Dr Kristi Funk treated the Oscar-winning actress and mother-of-six, who opted to have surgery after discovering that she carried a faulty gene which put her at high risk of developing cancer.
Dr Funk said Angelina "waited to find the perfect timing in her personal and professional life, but I think most importantly in her soul," to speak about her decision.
"She is intensely private, but she calculated the moment when she would be ready to reveal something so personal," she added.
"When someone who is arguably the most beautiful woman in the world removes the part of her body that is symbolic of femininity and sexuality, you have to say, 'Why would she do that?'," said Dr Funk in an interview with Los Angeles magazine.
Knowing the impact that the news could have and awareness she could raise, Brad Pitt's fiancée was not able to keep the decision to herself, her surgeon said.
"She knew always that in her philanthropic core she couldn't keep this a secret and be who she is," Dr Funk explained. "She always knew."
Angelina courageously revealed the news of her double mastectomy in a powerful article for the New York Times.
"I have a lot of respect for Angelina Jolie. Tough decision and brave to go public with it," tweeted Dawn O'Porter, while actress Kristen Bell called her article 'admirable'.
"I commend Angelina Jolie for her courage and thoughtfulness in sharing her story today regarding her mastectomy.
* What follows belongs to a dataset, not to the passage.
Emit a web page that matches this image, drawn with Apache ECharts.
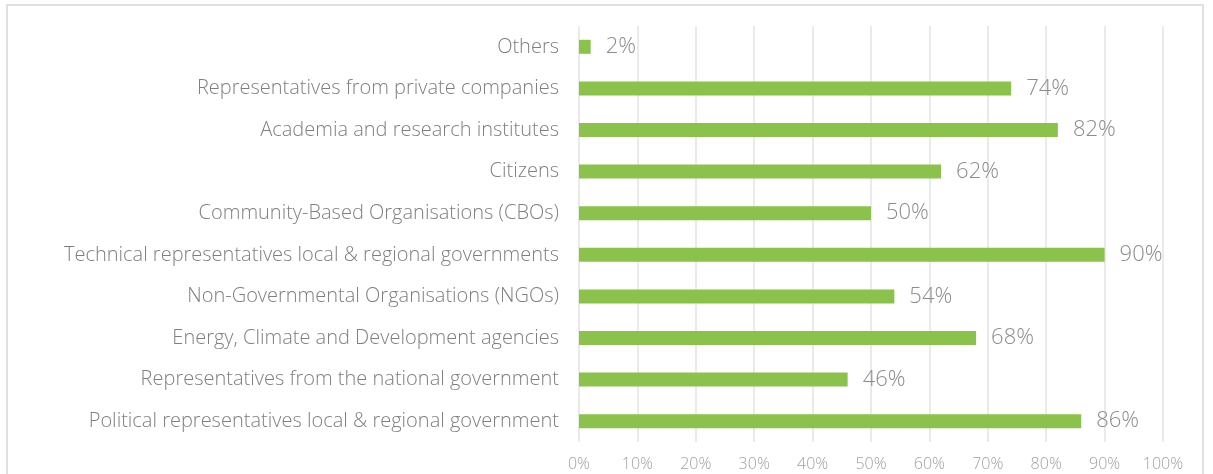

So brave!" wrote Sheryl Crow, who has also suffered from breast cancer.
The American actress made the difficult decision to have a double mastectomy because she carried the "faulty" BRCA1 gene which means she was much more likely to suffer from breast or ovarian cancer.
The Mr and Mrs Smith actress underwent the three-month medical procedure, which involves tissue being removed from both breasts, in April.
Angelina's mother, Marcheline Bertrand, died of ovarian cancer, which is also associated with the gene, in 2007. Her aunt Debbie Martin passed away from breast cancer shortly after Angelina revealed the news.